Since 1993, I haven't really spent Thanksgiving with my family. The first year I was away, I remember clearly talking to Daddio from the race shack on Snowmass Mountain. My family was all together, getting ready to eat, and I was on the side of a mountain watching people race NASTAR.
The wonderful thing about having lived in resort towns was that there was never a question of being alone on this holiday. There were always loads of other people in the same situation as me. We became each others family. And if that didn't work, I begged my single crazy friends from high school to come and play with me. A few years later, one small house in Idaho, copious amounts of alcohol, and a turkey. Not a bad way to pass the holiday!
The Great Turkey Chase of 2006 is also something I'll never forget. We had been invited (Hubster the non-American included) to have Thanksgiving with Miss Tennessee 1975's family and some other American friends. Keep in mind that trying to find American things in France is hard enough at the best of times, but trying to find a turkey 3 weeks before the French actually think about putting them in the stores adds a little adventure!
Miss T, undaunted, had gone out of her way to make it a "real" Thanksgiving by making fabulous deserts, ordering a turkey from the bird guy at the market, and tracking down fresh cranberries. The Saturday that we actually celebrated Thanksgiving, Mr. Tennesse (who's really from South Carolina) ended up driving all over the Auvergne to find the bird man and the turkey.

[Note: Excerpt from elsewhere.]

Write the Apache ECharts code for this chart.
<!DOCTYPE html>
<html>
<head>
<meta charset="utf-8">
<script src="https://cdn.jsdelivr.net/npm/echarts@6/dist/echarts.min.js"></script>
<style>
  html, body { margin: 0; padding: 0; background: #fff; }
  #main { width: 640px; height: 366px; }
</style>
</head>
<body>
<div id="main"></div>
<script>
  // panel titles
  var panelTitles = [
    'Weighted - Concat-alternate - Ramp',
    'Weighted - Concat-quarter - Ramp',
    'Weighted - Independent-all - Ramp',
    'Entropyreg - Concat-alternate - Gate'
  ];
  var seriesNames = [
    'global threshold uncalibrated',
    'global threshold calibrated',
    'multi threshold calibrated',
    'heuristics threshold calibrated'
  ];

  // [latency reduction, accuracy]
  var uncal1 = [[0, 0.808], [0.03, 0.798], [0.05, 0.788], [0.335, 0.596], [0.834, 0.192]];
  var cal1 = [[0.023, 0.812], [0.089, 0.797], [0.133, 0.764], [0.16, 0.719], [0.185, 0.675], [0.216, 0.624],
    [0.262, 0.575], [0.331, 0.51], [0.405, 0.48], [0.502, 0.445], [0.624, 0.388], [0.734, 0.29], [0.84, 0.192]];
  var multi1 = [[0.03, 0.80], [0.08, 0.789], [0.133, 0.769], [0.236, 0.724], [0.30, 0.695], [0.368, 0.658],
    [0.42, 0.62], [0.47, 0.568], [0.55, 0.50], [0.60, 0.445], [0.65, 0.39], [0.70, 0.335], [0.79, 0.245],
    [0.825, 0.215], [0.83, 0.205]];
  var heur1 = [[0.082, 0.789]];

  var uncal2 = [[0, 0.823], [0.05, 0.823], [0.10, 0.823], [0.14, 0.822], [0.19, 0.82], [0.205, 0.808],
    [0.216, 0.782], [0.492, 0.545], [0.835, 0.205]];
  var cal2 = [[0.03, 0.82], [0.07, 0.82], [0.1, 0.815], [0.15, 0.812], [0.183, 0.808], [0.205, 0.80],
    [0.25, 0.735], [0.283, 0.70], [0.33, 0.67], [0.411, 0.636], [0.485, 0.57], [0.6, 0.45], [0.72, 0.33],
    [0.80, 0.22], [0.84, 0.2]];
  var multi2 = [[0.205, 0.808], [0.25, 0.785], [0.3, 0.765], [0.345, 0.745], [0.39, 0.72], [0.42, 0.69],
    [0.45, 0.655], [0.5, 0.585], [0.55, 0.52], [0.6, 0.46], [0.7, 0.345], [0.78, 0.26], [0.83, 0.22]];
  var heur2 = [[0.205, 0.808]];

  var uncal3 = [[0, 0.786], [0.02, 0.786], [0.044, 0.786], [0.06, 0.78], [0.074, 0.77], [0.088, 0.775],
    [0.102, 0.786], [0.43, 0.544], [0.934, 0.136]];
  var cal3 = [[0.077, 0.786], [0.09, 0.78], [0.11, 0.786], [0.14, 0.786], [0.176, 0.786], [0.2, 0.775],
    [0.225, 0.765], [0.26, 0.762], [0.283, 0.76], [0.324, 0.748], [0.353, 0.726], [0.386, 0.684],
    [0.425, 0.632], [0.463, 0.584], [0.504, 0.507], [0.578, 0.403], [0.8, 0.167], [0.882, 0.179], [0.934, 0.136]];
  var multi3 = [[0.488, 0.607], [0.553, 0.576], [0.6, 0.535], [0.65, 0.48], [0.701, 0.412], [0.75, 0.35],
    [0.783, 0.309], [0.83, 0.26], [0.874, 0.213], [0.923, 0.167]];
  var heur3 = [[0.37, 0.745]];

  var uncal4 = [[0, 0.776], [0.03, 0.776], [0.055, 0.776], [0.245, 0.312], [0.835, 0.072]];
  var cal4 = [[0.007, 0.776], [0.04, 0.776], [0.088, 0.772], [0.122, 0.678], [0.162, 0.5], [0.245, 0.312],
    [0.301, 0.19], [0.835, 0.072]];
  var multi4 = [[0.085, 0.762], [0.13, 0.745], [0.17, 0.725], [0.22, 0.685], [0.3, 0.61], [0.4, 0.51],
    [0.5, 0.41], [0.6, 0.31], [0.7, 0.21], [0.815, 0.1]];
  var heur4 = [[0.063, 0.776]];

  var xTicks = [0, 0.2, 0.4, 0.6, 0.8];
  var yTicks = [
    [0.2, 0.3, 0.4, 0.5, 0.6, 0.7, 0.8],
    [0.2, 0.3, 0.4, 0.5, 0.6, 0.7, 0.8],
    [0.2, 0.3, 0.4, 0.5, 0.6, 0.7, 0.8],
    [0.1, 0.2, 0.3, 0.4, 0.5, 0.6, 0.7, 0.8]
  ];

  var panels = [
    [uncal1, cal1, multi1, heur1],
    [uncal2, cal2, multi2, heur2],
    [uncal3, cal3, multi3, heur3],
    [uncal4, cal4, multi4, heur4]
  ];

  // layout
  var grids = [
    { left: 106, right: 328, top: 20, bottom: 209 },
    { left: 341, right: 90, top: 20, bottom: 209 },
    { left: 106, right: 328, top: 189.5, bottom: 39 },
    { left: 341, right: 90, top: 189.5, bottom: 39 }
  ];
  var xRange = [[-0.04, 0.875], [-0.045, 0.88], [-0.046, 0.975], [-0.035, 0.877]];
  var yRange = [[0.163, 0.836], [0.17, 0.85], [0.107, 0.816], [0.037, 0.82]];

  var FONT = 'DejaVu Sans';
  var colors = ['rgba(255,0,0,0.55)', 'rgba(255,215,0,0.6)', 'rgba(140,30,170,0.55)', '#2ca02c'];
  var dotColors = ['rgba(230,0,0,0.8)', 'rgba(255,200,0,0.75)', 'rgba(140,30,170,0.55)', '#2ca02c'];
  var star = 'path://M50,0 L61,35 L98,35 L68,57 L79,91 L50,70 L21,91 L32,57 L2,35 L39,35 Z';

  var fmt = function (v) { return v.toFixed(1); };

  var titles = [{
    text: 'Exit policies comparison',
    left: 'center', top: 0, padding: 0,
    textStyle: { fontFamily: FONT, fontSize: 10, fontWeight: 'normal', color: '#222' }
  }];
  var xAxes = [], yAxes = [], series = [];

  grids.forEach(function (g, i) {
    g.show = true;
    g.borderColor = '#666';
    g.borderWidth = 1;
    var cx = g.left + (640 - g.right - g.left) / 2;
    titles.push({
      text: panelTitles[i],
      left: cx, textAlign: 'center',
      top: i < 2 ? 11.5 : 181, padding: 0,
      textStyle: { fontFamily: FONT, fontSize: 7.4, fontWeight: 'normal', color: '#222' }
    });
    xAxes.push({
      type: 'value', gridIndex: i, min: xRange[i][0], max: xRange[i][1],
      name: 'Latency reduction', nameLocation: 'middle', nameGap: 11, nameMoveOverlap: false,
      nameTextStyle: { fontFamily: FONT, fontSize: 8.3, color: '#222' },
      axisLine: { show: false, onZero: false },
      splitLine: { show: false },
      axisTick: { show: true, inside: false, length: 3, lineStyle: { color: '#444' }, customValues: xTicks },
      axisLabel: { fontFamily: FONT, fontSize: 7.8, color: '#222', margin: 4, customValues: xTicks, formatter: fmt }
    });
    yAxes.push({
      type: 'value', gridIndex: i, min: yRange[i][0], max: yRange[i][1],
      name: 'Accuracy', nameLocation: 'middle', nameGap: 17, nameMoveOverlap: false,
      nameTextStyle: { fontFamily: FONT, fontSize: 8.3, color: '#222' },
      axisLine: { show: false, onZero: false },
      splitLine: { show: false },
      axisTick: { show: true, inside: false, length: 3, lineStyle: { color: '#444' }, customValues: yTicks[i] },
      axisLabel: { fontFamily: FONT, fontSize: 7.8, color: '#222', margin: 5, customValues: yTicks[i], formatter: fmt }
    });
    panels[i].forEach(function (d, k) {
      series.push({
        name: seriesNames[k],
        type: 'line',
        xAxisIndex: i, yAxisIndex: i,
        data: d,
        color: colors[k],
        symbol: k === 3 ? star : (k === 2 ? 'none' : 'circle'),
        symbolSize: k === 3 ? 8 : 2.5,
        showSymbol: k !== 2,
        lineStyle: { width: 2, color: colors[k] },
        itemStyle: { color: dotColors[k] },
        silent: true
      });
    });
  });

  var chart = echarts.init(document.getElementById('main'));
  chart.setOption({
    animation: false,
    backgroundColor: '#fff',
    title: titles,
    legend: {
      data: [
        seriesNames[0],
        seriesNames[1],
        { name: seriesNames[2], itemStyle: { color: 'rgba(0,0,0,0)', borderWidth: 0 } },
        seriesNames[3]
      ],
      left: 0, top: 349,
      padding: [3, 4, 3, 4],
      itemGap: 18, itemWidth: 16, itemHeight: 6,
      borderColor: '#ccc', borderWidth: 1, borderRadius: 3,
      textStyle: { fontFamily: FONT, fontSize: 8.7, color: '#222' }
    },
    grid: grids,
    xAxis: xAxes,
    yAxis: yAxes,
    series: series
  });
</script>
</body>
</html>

To Market to Market to buy a Big Turkey.
Home Again, Home Again, all I found was Beef Jerky!
Luckily, Mr T did track down the bird man with enough time to roast that bird to perfection!
There is one Thanksgiving in particular that has had the biggest impact on me. In November of 2000, I had been living in England for 5 months and was going through a difficult period professionally and personally. I flew home for the holiday and stayed with one of my sisters. Thanksgiving Day, I sat with my two sisters, my mom, my two beautiful cousins and their mom and we drank our way through several bottles of white wine. As we sat there, we talked.
And talked. And talked. And laughed. And cried. I felt so loved. All of them helped me realize what I needed and wanted to do with my situation and my life. Those women, with those bottles of wine, helped me find clarity and direction.
I am eternally grateful.
Today, I've been trying to explain this "foreign" holiday to The Princess and Mini-Husband a bit. They've never really celebrated a true American Thanksgiving but I think they get the basic idea. When I asked them what they were most thankful for they both said their blankies and teddies. They're on the right track.
Blankies, teddies and the white wine women. It's all the same. Love and constancy.